By defaulting, Bruckler is deemed to have admitted the well-pleaded material allegations in the Complaint; namely, that the Government's testing for FHA compliance "[b]etween September and November 2014" shows that Bruckler treated "African-Americans who visit Southwind . . . differently and less favorably than similarly situated white persons who visit Southwind" (doc. #1, ¶¶ 18, 19); that "Bruckler falsely told African-Americans that no recreational vehicle lots were immediately available for rent, but told similarly-situated white persons that recreational vehicle lots were immediately available for rent" (id., ¶ 19); and that "Bruckler encouraged prospective white renters to consider renting at Southwind" but "took actions to prevent . . . or discourage similarly-situated African Americans from residing" there (id., ¶ 20). The Court finds that these facts are sufficient to establish a "pattern or practice of resistance" under Section 3614(a). Accordingly, the Government is entitled to an entry of default judgment.

IV.

The Government requests that the Court assess a $5,000 civil penalty against Bruckler, and an injunction enjoining Bruckler "from working in any capacity in rental housing for a period of three years." (Doc. #26, p. 10.) Under the FHA, the Court "may, to vindicate the public interest, assess a civil penalty . . . in an amount not exceeding $50,000, for a first violation." 42 U.S.C. § 3614(d)(1)(C). In light of this provision, the Court finds that the requested civil penalty is reasonable.

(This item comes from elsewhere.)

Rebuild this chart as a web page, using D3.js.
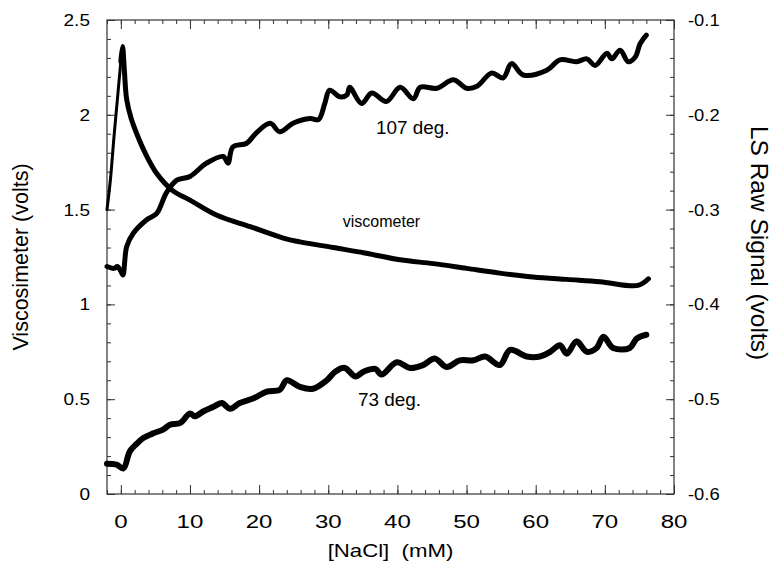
<!DOCTYPE html>
<html>
<head>
<meta charset="utf-8">
<script src="https://cdn.jsdelivr.net/npm/d3@7"></script>
<style>
  body { margin: 0; background: #fff; }
  svg { display: block; }
  text { font-family: "Liberation Sans", Arial, sans-serif; fill: #000; white-space: pre; }
  .tick line { stroke: #333; }
</style>
</head>
<body>
<script>
// viscometer trace, left axis (volts)
var viscX = [-2, -1.5, -1, -0.5, 0, 0.25, 0.5, 0.85, 1.5, 2.3, 3.5, 5.2, 7.5, 10, 13.9, 18.7, 23.5, 25.9,
             30.7, 35.5, 40.4, 45.2, 50, 54.8, 59.6, 64.5, 69.3, 74.8, 76.3];
var viscY = [1.50, 1.66, 1.88, 2.08, 2.28, 2.36, 2.24, 2.08, 1.98, 1.90, 1.80, 1.69, 1.60, 1.55, 1.47, 1.41, 1.35, 1.33,
             1.30, 1.27, 1.235, 1.215, 1.19, 1.165, 1.145, 1.132, 1.12, 1.10, 1.135];

// light scattering 107 deg, right axis (volts)
var ls107X = [-2, -1, -0.5, 0, 0.3, 0.85, 1.8, 3.7, 5.2, 6.6, 8.1, 10, 12.4, 14.8, 15.5, 16.2, 18.2, 19.6, 21.6, 23,
              24.9, 27.4, 28.6, 29.5, 30.2, 31.7, 32.7, 33.1, 34.8, 36.3, 38.4, 40.4, 42.3, 43.3, 45.7, 48.1, 50,
              51.5, 53.6, 55.3, 56.5, 58.2, 61.6, 63.5, 65.9, 67.4, 68.6, 70.3, 71, 72.2, 73.4, 74.4, 75.1, 76];
var ls107Y = [-0.360, -0.362, -0.360, -0.365, -0.369, -0.339, -0.325, -0.311, -0.304, -0.282, -0.269, -0.265, -0.251,
              -0.244, -0.251, -0.234, -0.230, -0.219, -0.209, -0.218, -0.209, -0.204, -0.205, -0.188, -0.174, -0.181,
              -0.179, -0.171, -0.188, -0.177, -0.186, -0.171, -0.183, -0.171, -0.172, -0.163, -0.172, -0.170, -0.156,
              -0.161, -0.146, -0.158, -0.153, -0.142, -0.144, -0.141, -0.148, -0.135, -0.141, -0.132, -0.144, -0.139,
              -0.125, -0.116];

// light scattering 73 deg, right axis (volts)
var ls73X = [-2, -0.6, 0.36, 1.3, 2.3, 3.25, 4.7, 6.1, 7.1, 8.6, 10, 10.7, 11.9, 13.4, 14.6, 15.8, 17.2, 19.2, 21.1, 23,
             24, 25.9, 27.8, 29.8, 31, 32.4, 33.9, 35.1, 36.8, 37.7, 39.9, 41.8, 43.7, 45.4, 47.1, 49, 51, 52.7, 54.8,
             56.3, 58.7, 60.6, 62.1, 63.5, 64.5, 65.9, 67.4, 68.8, 69.8, 71.2, 73.6, 74.6, 76];
var ls73Y = [-0.568, -0.569, -0.573, -0.555, -0.547, -0.541, -0.536, -0.532, -0.527, -0.525, -0.515, -0.518, -0.513,
             -0.508, -0.504, -0.510, -0.504, -0.499, -0.492, -0.490, -0.480, -0.487, -0.489, -0.480, -0.471, -0.467,
             -0.476, -0.471, -0.468, -0.474, -0.461, -0.467, -0.464, -0.457, -0.466, -0.459, -0.459, -0.455, -0.464,
             -0.448, -0.455, -0.455, -0.450, -0.443, -0.452, -0.439, -0.450, -0.446, -0.434, -0.446, -0.446, -0.436,
             -0.432];

var xTicks = [0, 10, 20, 30, 40, 50, 60, 70, 80];
var leftTicks = [0, 0.5, 1, 1.5, 2, 2.5];
var rightTicks = [-0.6, -0.5, -0.4, -0.3, -0.2, -0.1];
var labels = [{text: "107 deg.", x: 36.9, y: -0.220}, {text: "viscometer", x: 32.1, y: 1.41}, {text: "73 deg.", x: 34.3, y: -0.507}];

var W = 772, H = 567;
var margin = {left: 107, right: 98, top: 20, bottom: 73};

var svg = d3.select("body").append("svg").attr("width", W).attr("height", H);

var xScale = d3.scaleLinear().domain([-2, 80]).range([margin.left, W - margin.right]);
var yLeft = d3.scaleLinear().domain([0, 2.5]).range([H - margin.bottom, margin.top]);
var yRight = d3.scaleLinear().domain([-0.6, -0.1]).range([H - margin.bottom, margin.top]);

var x0 = margin.left, x1 = W - margin.right, y0 = margin.top, y1 = H - margin.bottom;

// text helper, the scanned figure is a little wider than normal type
function addText(x, y, str, size, anchor, sx, rot){
    var t = svg.append("text")
        .attr("transform", "translate(" + x + "," + y + ")" + (rot ? " rotate(" + rot + ")" : "") + " scale(" + sx + ",1)")
        .attr("text-anchor", anchor)
        .style("font-size", size + "px")
        .text(str);
    return t;
}

function ticksOnly(axis, g){
    g.call(axis);
    g.select(".domain").remove();
    g.selectAll("text").remove();
    g.selectAll("line").attr("stroke", "#333").attr("stroke-width", 1);
}

var minorX = d3.range(-2, 80.1, 2);
// bottom and top x ticks, pointing inward
ticksOnly(d3.axisTop(xScale).tickValues(minorX).tickSize(4), svg.append("g").attr("transform", "translate(0," + y1 + ")"));
ticksOnly(d3.axisTop(xScale).tickValues(xTicks).tickSize(9), svg.append("g").attr("transform", "translate(0," + y1 + ")"));
ticksOnly(d3.axisBottom(xScale).tickValues(minorX).tickSize(4), svg.append("g").attr("transform", "translate(0," + y0 + ")"));
ticksOnly(d3.axisBottom(xScale).tickValues(xTicks).tickSize(9), svg.append("g").attr("transform", "translate(0," + y0 + ")"));

// left and right y ticks
ticksOnly(d3.axisRight(yLeft).tickValues(d3.range(0, 2.51, 0.1)).tickSize(4), svg.append("g").attr("transform", "translate(" + x0 + ",0)"));
ticksOnly(d3.axisRight(yLeft).tickValues(leftTicks).tickSize(8), svg.append("g").attr("transform", "translate(" + x0 + ",0)"));
ticksOnly(d3.axisLeft(yRight).tickValues(d3.range(-0.6, -0.099, 0.02)).tickSize(4), svg.append("g").attr("transform", "translate(" + x1 + ",0)"));
ticksOnly(d3.axisLeft(yRight).tickValues(rightTicks).tickSize(8), svg.append("g").attr("transform", "translate(" + x1 + ",0)"));

svg.append("rect")
    .attr("x", x0).attr("y", y0)
    .attr("width", x1 - x0).attr("height", y1 - y0)
    .attr("fill", "none").attr("stroke", "#333").attr("stroke-width", 1.2);

// tick labels
xTicks.forEach(function(d){ addText(xScale(d), y1 + 34, d, 18.5, "middle", 1.3); });
leftTicks.forEach(function(d){ addText(x0 - 17, yLeft(d) + 6, d, 17, "end", 1.12); });
rightTicks.forEach(function(d){ addText(x1 + 14, yRight(d) + 6, d, 17, "start", 1.08); });

// axis titles
addText((x0 + x1) / 2, 557, "[NaCl]  (mM)", 18.5, "middle", 1.2);
addText(28, 257, "Viscosimeter (volts)", 21.5, "middle", 1, -90);
addText(751, 243, "LS Raw Signal (volts)", 24.5, "middle", 1, 90);

// traces
function drawTrace(pts, yScale, width){
    var line = d3.line()
        .x(function(d){ return xScale(d[0]); })
        .y(function(d){ return yScale(d[1]); })
        .curve(d3.curveCatmullRom.alpha(0.5));
    svg.append("path")
        .datum(pts)
        .attr("d", line)
        .attr("fill", "none")
        .attr("stroke", "#000")
        .attr("stroke-width", width)
        .attr("stroke-linejoin", "round")
        .attr("stroke-linecap", "round");
}

function pairs(xs, ys){
    return xs.map(function(d, i){ return [d, ys[i]]; });
}

var viscPts = pairs(viscX, viscY);
// the fast rise before the peak is drawn with open markers, so it looks thinner
drawTrace(viscPts.filter(function(d){ return d[0] <= 0.25; }), yLeft, 3);
drawTrace(viscPts.filter(function(d){ return d[0] >= 0; }), yLeft, 5);
drawTrace(pairs(ls107X, ls107Y), yRight, 5);
drawTrace(pairs(ls73X, ls73Y), yRight, 6);

// curve labels
addText(xScale(labels[0].x), yRight(labels[0].y), labels[0].text, 18, "start", 1.05);
addText(xScale(labels[1].x), yLeft(labels[1].y), labels[1].text, 16, "start", 1.0);
addText(xScale(labels[2].x), yRight(labels[2].y), labels[2].text, 18, "start", 1.05);
</script>
</body>
</html>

Even after review of the Government's supplemental memorandum (Doc. #28), the Court finds that the requested injunction is unreasonable. Courts "may award such preventive relief, including a permanent or temporary injunction, restraining order, or other order against the person responsible for a violation . . . to assure the full enjoyment of the rights granted" under the FHA. 42 U.S.C. § 3614(d)(1)(A). To support its requested injunction, the Government cites orders and an opinion granting permanent and temporary injunctions. Although these show that courts do grant the type of injunction requested by the Government for FHA violations, they do not show that the Court should impose the requested injunction in this case.

The Government relies on United States v. Peterson, where the court granted a permanent injunction to prevent future violations of the FHA. No. 09-10333, 2011 WL 824602 (E.D. Mich. Mar. 3, 2011). In that case, the court imposed a permanent injunction on an FHA violator in light of "two years" of "unsolicited verbal remarks of a sexual nature." Further, the defendant had "ostensibly coerced sexual relations with at least two of" the victims. Id. at 2. The court also noted that the defendant had "eagerly and repeatedly exploited . . . [the victims'] plight." Id. Here, the Court is dealing with a dissimilar violation of the FHA; namely, three instances where Bruckler treated African-Americans "less favorably than similarly situated white persons who visit Southwind." (Doc. #1, ¶ 19.) Although the present case deals with egregious behavior, it does not rise to the severity of that found in Peterson. For that reason, the Court finds Peterson to be of limited helpfulness.

Though the Government cites two orders supporting the proposition that courts do grant injunctions enjoining individuals from working in rental housing for a period of three years (see Doc. #29-1), those orders provide little factual context which would allow the Court to make a meaningful comparison with the present case. The Court ordered the Government to address the "reasonableness of the injunction" and this means more than just providing the Court with orders granting similar relief for the same nominal violation. As the Government has shown, courts are willing to grant injunctions that range from temporary to permanent to discourage future FHA violations based on the severity of the violation. The Government did not provide context which would allow the Court to more readily determine the severity of Bruckler's violation, but instead urges the Court to grant the requested injunction merely because other courts have granted the same kind of relief. However, this Court is unwilling to grant the requested injunction without stronger support to show that it is reasonable. For these reasons, the Court declines to exercise its discretion in granting the injunction.

Accordingly, it is hereby

ORDERED AND ADJUDGED:

Defendant's Motion for Entry of Default Judgment (Doc. #26) is GRANTED in part, and DENIED in part.

1. The Clerk shall enter judgment in favor of the Government and against Carl Bruckler, pursuant to 42 U.S.C. § 3614(d)(1)(C), and a $5,000 civil penalty payable to the United States Treasury is assessed against Defendant Carl Bruckler.

2. The Court denies the request for an injunction enjoining Bruckler from working in any capacity in rental housing for a period of three years.

3. The Clerk is further directed to terminate all deadlines and to close the file.

DONE and ORDERED.

FootNotes


1. In Bonner v. City of Prichard, 661 F.2d 1206, 1209 (11th Cir. 1981) (en banc) the Eleventh Circuit adopted as binding precedent all the decisions of the former Fifth Circuit handed down prior to the close of business on September 30, 1981.